Em latim a palavra pendulus quer dizer tanto pendurado quanto enforcado. O mesmo acontece com o pendu francês. O termo grego kremannumi significa pendurar e/ou enforcar. Em alemão as palavras que designam enforcar são: aufhängen e erhängen; e pendurar: hängen, anhägen e aufhängen. É fácil perceber a raiz comum häng. Conseqüentemente, em Inglês, uma língua de origem germânica, to hang significa pendurar, enforcar, daí o Arcano ser nomeado "The Hanged Man", o homem enforcado, pendurado, supliciado (hangman quer dizer carrasco, ou melhor, o que inflige o suplício). Como os idiomas português e espanhol (ahorcado e colgado) possuem significados consideravelmente diferentes para ambas as palavras, houve esta pequena confusão. Além do mais, metaforicamente falando, estar enforcado não significa somente estar literalmente com uma corda no pescoço, significa também estar impossibilitado de agir, manietado, preso (costuma-se dizer que o homem casado está enforcado), etc.

Jesus Cristo, um dos grandes exemplos que se tem do arquétipo da vítima sacrificial (seja esta voluntária ou não) e, obviamente, do Arcano XII (assim também como da essência pisciana), não foi nem enforcado nem tão pouco pendurado pelos pés, foi, sim, crucificado, o que simbolicamente significa a mesmíssima coisa.

Acima de qualquer outro fato e, muito mais que o título da lâmina, o que importa realmente é a mensagem que a mesma traz em si. O indivíduo sacrificado, na verdade, simboliza o próprio ego, que por sua vez está associado ao Sol. O número doze nos remete, entre outras coisas, ao caminho percorrido pelo astro-rei tanto durante o ano (doze meses), quanto durante o dia (doze horas). Em ambos os casos o ego/sol é engolido pelas trevas e, conseqüentemente vivencia uma etapa de inatividade, cuja finalidade é, com esse retorno ao útero (que pode ser comparado ao inverno, o final do ano astrológico no Hemisfério Norte, época de hibernação; e à noite, período de inconsciência), uma reativação de suas capacidades criativas. Nesses momentos, o princípio masculino sai de cena, para que então possa surgir o feminino (o eterno restaurador) sob a égide de Vênus, que além de se exaltar em Peixes, tem um de seus domicílios em Libra, o ocaso arquetípico. Tal fato irá provocar profundas transformações, resultantes desse rito de passagem (representadas pelo arcano seguinte, "A Morte").
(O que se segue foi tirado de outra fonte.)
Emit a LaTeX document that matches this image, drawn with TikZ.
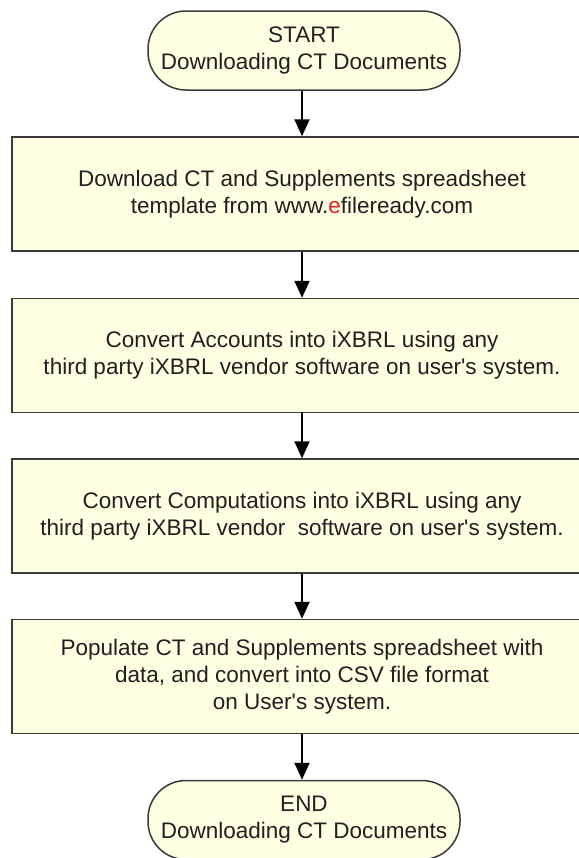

Continuando sob esta mesma ótica, podemos também relacionar "O Enforcado" com Héracles (o Hércules romano). O herói solar, após matar seus filhos e sobrinhos a flechadas (enlouquecido por Hera), resolveu se entregar ao primo, o rei Euristeu, no intuito de espiar seu hediondo crime. O monarca da Argólida, inspirado pela "rabugenta esposa de Zeus", vai pouco a pouco destilando o plano da megera através das doze tarefas. Durante esse período, Héracles está enforcado, preso ao primo e, obviamente, sob a sujeição de Hera, uma deusa, ou melhor, um poder que está além das suas próprias forças. Depois do último trabalho, o filho do rei do Olimpo finalmente está pronto para a morte (o Arcano XIII), através da qual atingirá a tão sonhada imortalidade, fato este consumado pelo casamento com Hebe, a juventude eterna (fusão que pode ser vista no Arcano XIV, "A Temperança", principalmente a do Tarot de Thoth, de Aleister Crowley, onde uma criatura metade negra, metade branca, mistura num caldeirão/útero os elementos correspondentes ao yin/feminino/água e ao yang/masculino/fogo). Esta é sem dúvida, uma das múltiplas interpretações da carta.

Assim sendo, tudo não passa de um problema, como já foi dito antes, de hermenêutica, de filologia e de etimologia, nada mais além disso.